[Figure scripts]

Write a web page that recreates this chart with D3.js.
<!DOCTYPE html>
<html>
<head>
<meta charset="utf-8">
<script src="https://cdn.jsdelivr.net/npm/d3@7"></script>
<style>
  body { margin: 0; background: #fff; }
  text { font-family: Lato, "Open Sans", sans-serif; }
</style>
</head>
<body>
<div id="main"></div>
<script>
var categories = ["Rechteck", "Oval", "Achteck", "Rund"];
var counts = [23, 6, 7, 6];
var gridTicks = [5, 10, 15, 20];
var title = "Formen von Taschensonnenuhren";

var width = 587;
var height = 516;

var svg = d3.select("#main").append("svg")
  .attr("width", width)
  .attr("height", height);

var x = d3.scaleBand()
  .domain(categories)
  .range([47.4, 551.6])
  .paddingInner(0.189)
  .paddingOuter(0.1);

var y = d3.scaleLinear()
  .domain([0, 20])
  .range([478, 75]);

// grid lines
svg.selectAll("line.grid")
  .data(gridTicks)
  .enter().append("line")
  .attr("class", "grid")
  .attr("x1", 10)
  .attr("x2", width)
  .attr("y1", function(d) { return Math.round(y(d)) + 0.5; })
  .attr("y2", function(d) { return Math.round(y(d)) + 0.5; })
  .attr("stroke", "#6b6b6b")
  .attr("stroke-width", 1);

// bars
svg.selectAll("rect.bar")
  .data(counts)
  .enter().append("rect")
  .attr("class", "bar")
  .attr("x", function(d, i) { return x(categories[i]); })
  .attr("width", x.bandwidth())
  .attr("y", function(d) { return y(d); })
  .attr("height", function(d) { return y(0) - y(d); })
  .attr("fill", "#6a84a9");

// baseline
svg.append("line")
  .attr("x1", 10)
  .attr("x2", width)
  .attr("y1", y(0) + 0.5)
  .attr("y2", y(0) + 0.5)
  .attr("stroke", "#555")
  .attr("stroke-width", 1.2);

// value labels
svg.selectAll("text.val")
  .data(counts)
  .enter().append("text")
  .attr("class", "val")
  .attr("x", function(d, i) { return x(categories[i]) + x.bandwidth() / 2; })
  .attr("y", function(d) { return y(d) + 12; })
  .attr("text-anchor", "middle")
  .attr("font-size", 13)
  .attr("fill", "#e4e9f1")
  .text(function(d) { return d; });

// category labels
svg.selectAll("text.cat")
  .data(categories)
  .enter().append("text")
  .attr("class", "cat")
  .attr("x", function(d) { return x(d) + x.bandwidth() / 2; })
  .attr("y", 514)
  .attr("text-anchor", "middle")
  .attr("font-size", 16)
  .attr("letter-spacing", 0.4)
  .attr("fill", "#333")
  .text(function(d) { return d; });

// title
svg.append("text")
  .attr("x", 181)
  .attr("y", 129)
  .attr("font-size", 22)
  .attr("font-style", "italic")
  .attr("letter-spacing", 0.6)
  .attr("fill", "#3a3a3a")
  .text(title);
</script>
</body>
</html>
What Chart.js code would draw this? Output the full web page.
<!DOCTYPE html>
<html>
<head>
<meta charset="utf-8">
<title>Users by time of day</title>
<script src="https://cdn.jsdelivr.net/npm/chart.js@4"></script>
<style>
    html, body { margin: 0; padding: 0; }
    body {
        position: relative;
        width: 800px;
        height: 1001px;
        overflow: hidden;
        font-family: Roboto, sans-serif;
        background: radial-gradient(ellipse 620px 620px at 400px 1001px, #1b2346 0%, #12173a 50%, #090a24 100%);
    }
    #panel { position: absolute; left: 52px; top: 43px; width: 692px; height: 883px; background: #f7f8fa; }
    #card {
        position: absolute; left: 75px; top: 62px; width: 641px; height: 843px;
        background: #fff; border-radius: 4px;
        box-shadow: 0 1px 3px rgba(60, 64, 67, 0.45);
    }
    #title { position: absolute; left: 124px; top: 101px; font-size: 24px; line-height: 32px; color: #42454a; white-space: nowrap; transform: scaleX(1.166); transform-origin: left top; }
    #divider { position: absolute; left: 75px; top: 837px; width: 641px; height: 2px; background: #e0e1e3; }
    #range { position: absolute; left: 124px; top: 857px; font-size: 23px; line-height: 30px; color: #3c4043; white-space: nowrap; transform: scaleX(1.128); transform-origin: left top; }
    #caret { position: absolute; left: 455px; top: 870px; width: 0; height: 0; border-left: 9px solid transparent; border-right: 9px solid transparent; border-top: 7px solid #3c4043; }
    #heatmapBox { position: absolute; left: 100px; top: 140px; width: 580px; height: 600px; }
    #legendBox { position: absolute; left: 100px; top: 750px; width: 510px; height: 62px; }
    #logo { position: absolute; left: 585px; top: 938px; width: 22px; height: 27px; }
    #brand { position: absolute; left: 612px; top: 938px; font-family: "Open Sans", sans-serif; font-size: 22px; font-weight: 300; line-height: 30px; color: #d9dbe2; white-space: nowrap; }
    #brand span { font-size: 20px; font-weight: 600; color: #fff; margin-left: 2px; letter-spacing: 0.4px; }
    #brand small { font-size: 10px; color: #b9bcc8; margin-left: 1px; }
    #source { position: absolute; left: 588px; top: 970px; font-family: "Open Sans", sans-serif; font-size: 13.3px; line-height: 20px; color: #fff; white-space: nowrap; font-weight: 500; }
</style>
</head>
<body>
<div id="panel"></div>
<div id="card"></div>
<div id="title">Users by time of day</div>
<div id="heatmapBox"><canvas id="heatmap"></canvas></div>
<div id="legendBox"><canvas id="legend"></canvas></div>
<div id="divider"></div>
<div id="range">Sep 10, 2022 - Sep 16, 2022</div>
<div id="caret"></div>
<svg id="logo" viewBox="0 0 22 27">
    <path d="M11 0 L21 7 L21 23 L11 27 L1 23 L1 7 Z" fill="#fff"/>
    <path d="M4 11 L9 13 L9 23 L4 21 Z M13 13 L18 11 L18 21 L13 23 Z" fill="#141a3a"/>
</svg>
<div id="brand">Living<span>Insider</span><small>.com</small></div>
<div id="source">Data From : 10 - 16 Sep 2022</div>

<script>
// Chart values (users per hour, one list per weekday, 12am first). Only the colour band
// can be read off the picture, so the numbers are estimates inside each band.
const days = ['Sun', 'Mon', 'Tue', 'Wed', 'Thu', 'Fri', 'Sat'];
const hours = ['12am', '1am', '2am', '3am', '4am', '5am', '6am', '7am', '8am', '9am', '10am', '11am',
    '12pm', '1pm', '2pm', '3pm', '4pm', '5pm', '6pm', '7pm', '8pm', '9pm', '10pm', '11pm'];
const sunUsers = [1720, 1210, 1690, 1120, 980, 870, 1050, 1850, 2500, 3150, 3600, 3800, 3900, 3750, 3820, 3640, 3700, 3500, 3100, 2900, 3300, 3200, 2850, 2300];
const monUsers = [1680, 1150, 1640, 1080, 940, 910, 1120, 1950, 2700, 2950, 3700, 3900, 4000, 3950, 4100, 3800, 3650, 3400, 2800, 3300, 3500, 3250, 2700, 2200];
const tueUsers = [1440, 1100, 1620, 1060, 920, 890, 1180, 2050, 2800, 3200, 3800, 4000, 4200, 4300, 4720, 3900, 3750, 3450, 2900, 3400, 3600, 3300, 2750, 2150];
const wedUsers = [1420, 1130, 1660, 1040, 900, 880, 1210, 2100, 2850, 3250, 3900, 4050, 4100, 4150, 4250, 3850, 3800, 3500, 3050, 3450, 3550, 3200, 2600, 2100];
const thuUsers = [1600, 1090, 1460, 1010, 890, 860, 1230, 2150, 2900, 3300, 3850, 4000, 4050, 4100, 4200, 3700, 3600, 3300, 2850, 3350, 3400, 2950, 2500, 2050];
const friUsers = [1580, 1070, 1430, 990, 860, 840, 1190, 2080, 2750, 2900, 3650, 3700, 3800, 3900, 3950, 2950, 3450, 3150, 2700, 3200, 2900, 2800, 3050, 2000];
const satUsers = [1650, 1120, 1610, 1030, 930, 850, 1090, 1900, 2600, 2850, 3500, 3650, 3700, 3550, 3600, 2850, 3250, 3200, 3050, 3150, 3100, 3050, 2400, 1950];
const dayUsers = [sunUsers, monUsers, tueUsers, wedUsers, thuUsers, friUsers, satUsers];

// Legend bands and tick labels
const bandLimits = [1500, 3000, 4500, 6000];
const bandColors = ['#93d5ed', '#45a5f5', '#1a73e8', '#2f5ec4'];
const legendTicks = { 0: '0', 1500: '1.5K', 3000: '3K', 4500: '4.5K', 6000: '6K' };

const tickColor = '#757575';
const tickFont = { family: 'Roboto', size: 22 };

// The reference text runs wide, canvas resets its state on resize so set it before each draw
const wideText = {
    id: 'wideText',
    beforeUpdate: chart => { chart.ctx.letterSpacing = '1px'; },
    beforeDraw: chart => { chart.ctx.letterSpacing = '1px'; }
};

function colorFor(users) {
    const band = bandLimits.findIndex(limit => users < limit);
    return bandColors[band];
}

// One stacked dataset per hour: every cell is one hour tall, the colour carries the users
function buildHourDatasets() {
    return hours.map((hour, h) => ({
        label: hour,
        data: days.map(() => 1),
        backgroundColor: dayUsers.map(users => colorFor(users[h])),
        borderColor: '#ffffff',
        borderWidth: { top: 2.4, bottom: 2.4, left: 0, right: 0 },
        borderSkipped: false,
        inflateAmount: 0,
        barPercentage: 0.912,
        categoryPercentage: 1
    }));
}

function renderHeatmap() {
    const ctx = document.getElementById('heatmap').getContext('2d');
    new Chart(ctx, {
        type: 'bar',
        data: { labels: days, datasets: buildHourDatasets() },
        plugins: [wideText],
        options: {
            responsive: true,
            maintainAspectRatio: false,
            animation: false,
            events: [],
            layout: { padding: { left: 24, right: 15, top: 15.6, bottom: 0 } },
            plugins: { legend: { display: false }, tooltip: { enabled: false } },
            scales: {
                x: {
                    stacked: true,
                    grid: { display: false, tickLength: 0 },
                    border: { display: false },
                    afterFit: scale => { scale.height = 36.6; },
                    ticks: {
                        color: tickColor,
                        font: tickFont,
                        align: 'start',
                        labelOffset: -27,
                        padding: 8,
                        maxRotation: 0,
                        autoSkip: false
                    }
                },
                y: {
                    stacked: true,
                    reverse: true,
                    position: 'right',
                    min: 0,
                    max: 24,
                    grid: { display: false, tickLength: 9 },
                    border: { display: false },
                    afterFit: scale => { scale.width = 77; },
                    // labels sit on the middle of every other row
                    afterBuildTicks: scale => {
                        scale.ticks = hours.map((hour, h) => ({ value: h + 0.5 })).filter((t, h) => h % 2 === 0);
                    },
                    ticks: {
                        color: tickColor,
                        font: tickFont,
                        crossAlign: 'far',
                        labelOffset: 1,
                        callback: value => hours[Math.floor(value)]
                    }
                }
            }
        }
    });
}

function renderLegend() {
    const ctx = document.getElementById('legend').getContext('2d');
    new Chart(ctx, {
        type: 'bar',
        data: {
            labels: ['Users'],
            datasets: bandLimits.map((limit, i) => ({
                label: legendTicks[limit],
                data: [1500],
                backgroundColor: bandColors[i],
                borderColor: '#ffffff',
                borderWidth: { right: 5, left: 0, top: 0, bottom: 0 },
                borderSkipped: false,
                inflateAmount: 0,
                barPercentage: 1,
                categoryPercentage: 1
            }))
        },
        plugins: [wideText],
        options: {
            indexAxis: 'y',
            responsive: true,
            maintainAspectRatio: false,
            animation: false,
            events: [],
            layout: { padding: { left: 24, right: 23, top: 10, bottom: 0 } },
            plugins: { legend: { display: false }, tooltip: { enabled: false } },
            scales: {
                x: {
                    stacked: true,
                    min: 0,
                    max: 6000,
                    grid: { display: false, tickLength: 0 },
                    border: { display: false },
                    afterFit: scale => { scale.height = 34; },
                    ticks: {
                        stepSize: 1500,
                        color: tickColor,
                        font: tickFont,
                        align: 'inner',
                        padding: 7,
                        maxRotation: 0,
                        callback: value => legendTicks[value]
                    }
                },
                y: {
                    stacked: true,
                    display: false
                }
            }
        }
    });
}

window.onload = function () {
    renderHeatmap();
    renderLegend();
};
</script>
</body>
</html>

Written request
Gather every line from the listing above in which "this" appears, and copy those lines.

Output of the exercise
Write a web page that recreates this chart with D3.js.
What Chart.js code would draw this? Output the full web page.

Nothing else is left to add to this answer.